Wednesday, August 31, 2011

Greek-Style Stuffed Eggplant



I love eggplant. It is one of my favorite vegetables of all time. Hit me up with eggplant in pretty much any dish, and I am in heaven.

The local farmer's market was selling beautiful purple eggplant for about $1.50 each, and last week I picked out a few and brought them home. I was set on stuffing the eggplant, and found a yummy Greek-style stuffed eggplant recipe in my Cooking Light cookbook. The feta, fresh herbs & vegetable stuffing was a perfect way to enjoy the eggplant. I highly recommend topping it with some plain yogurt.

Greek-Style Stuffed Eggplant (adapted from All New Cooking Light)

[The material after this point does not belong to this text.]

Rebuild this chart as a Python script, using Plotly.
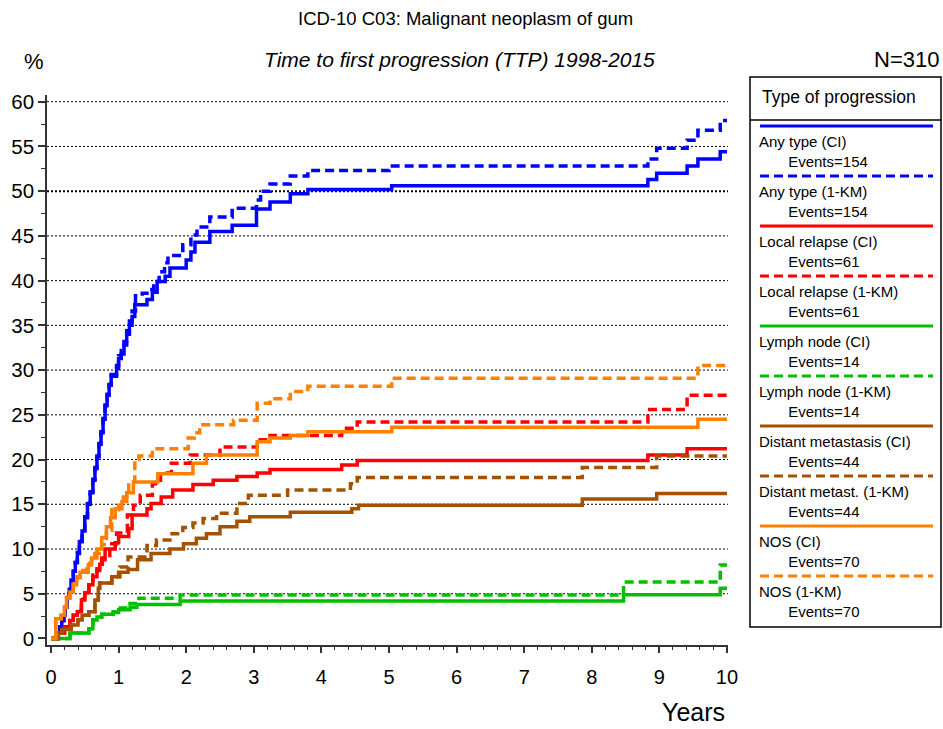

2 eggplants, cut in half lengthwise
1/4 cup water
Cooking spray
1 cup chopped onion
1 cup chopped plum tomato
1/4 cup white wine
3 garlic cloves, minced
1 cup crumbled feta cheese
1/2 cup chopped fresh parsley, divided 
3/4 teaspoon salt, divided
1/4 teaspoon freshly ground black pepper
2 slices whole wheat bread
2 tablespoons grated fresh Parmesan cheese

Carefully remove pulp from each eggplant, leaving about 1/4 inch pulp in the shells. Reserve the shells. Coarsely chop pulp. Place eggplant shells, cut sides down, in a baking dish. Add 1/4 cup water to dish. Microwave on high for 3-5 minutes, until shells are tender but still hold shape. Preheat oven broiler. Heat a large non-stick skillet over medium-high heat. Coat pan with cooking spray. Add eggplant pulp; saute for 7 minutes. Add onion; saute for 2 minutes. Stir in tomato, wine and garlic; cook 3 minutes or until liquid almost evaporates, stirring occasionally. Remove from heat; add feta, 1/4 cup parsley, 1/2 teaspoon salt, and pepper, stirring to combine. Spoon eggplant mixture into each shell. Place bread slices in food processor, and pulse about 10 times into coarse crumbs. Combine breadcrumbs, 1/4 cup parsley, 1/4 teaspoon salt, and Parmesan, stirring well. Sprinkle 1/4 cup breadcrumb mixture over each stuffed shell. Arrange shells on a baking sheet coated with cooking spray. Broil for 2 minutes, or until lightly browned. Yields 4 servings (each serving is 1 stuffed eggplant half).